How can I tell if this cable is in use?
Can I stick a probe in?   
The previous owner did a bunch of renovations including new telephone points, 2 upstairs and another downstairs. These 3 are active (plug a landline and get a noise/static) and 2 I have tried out for NBN modem connections so I know they are active. 
There is a phone connection socket upstairs that this wiring could be going to, but all of the other wiring (TV, 240v, Phone) done during his renovations is concealed (in stud walls or ceiling spaces with no access). It seems odd that this wire is still there.
In addition about 1.5 metres along the skiting from this wire is a telephone socket and that seems to be inactive.
So on the one hand I think it is obsolete (for the skirt connection) but on the other it might be being used to get the line upstairs.

----------


## droog

If I understand what you are asking there is no socket on the cable ?, so no can’t just plug in.
If you have an Fset tester it will help you trace the cable, but unless you have one handy it is probably a lot easier to physically chase the cable to where it goes.

----------


## ForeverYoung

> If I understand what you are asking there is no socket on the cable ?, so no can’t just plug in.
> If you have an Fset tester it will help you trace the cable, but unless you have one handy it is probably a lot easier to physically chase the cable to where it goes.

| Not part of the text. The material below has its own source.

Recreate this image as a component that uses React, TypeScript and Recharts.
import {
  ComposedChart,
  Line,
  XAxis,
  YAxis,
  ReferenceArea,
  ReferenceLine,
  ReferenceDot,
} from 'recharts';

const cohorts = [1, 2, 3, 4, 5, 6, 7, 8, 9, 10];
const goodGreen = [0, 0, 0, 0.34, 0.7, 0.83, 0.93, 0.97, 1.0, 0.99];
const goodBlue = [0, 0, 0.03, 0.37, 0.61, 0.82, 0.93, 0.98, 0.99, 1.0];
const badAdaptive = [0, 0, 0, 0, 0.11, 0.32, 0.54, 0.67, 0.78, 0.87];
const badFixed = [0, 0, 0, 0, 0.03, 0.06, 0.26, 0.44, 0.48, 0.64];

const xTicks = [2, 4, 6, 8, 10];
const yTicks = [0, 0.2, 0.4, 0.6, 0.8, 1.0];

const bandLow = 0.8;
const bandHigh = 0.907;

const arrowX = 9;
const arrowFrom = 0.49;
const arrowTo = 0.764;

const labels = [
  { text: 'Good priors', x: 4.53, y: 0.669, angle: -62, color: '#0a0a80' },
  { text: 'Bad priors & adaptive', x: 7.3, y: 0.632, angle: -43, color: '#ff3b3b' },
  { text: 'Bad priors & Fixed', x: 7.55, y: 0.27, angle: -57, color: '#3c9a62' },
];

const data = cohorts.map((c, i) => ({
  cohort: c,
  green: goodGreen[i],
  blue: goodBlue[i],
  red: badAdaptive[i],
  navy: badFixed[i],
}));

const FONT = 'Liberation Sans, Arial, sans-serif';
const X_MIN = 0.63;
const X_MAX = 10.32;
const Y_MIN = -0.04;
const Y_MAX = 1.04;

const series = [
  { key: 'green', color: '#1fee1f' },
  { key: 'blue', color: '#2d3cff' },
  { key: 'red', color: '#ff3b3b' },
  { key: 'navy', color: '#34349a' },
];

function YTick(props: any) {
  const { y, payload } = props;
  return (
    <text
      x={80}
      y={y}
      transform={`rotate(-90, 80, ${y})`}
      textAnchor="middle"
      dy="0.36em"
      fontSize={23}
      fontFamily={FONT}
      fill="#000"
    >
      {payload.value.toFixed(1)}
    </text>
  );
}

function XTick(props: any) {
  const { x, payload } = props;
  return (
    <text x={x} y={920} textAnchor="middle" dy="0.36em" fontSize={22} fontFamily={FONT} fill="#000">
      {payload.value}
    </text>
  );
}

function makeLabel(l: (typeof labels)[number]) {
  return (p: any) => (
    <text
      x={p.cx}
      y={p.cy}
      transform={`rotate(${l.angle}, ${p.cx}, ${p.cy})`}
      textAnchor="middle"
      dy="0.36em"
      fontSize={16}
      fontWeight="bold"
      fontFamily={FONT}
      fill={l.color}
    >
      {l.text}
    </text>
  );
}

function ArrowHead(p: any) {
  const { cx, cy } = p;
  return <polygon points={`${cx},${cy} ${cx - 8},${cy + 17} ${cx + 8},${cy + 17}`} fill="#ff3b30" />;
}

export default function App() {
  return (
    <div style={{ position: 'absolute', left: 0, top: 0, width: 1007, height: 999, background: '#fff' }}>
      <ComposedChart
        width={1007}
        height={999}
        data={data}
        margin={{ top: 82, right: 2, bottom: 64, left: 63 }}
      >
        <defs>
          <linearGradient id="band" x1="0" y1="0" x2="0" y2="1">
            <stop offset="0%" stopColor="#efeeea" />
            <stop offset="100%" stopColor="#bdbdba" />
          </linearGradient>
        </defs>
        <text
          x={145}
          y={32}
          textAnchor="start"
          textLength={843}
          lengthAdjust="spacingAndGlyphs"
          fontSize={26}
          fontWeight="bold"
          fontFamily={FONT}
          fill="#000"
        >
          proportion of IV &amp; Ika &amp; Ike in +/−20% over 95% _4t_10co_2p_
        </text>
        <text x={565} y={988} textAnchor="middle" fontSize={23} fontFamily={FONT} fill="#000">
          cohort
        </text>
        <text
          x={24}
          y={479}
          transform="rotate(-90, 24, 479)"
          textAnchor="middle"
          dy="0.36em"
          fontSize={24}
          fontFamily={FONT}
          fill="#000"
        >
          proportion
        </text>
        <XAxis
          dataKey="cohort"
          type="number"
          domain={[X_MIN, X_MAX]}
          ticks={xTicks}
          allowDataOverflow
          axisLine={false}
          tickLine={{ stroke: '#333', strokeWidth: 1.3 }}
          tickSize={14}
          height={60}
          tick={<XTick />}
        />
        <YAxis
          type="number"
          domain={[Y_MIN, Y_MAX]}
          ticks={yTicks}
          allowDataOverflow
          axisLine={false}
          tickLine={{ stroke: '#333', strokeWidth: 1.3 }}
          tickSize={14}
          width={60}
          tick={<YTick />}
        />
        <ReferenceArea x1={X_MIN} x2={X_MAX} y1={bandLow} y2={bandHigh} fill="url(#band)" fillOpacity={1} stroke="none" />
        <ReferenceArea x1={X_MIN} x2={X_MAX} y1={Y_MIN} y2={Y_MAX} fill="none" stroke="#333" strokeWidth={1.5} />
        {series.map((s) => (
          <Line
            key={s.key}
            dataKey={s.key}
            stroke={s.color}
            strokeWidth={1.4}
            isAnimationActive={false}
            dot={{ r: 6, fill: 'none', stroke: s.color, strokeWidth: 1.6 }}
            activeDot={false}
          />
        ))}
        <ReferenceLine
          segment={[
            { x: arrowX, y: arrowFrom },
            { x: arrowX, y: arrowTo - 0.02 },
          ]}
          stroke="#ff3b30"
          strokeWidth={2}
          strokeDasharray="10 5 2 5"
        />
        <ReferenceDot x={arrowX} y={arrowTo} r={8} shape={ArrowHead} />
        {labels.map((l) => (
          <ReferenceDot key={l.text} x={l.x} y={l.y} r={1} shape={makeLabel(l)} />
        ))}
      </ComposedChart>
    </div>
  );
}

  Cable comes up from behind skirting, runs up the wall (it's an interior wall) and into ceiling space, which is actually the floor of the second story.
I have no access under the ground floor in that part of the house -  stone floor.
So, long story short, can't physically chase the cable, at either end. 
Did a search on Fset tester and that is what I need.
Thanks.

----------


## Jon

That looks like figure 8 cable in the photo, is that correct?  That would not be normal for phones but would make tracing easy, can you see figure 8 in any socket? 
Also, if you are on NBN for best performance you only want socket active and any sockets beyond that point should be disconnected.  
Sk

----------


## ForeverYoung

> That looks like figure 8 cable in the photo, is that correct?  That would not be normal for phones but would make tracing easy, can you see figure 8 in any socket?

  No, sorry, but it does looks that way in the photo. Looks to be phone cable to me.   

> Also, if you are on NBN for best performance you only want socket active and any sockets beyond that point should be disconnected.  
> ...

  True that. I have tried my modem in 2 of the 3 connections to date, one upstairs and one down, and NBN has been fine on both.
Maybe because the cabling is not that old, less than 10 years, or maybe because I am on a slow speed plan, but either way I am more than happy with the NBN connection. 
The mobile signal, what there is of it, is something else altogether.

----------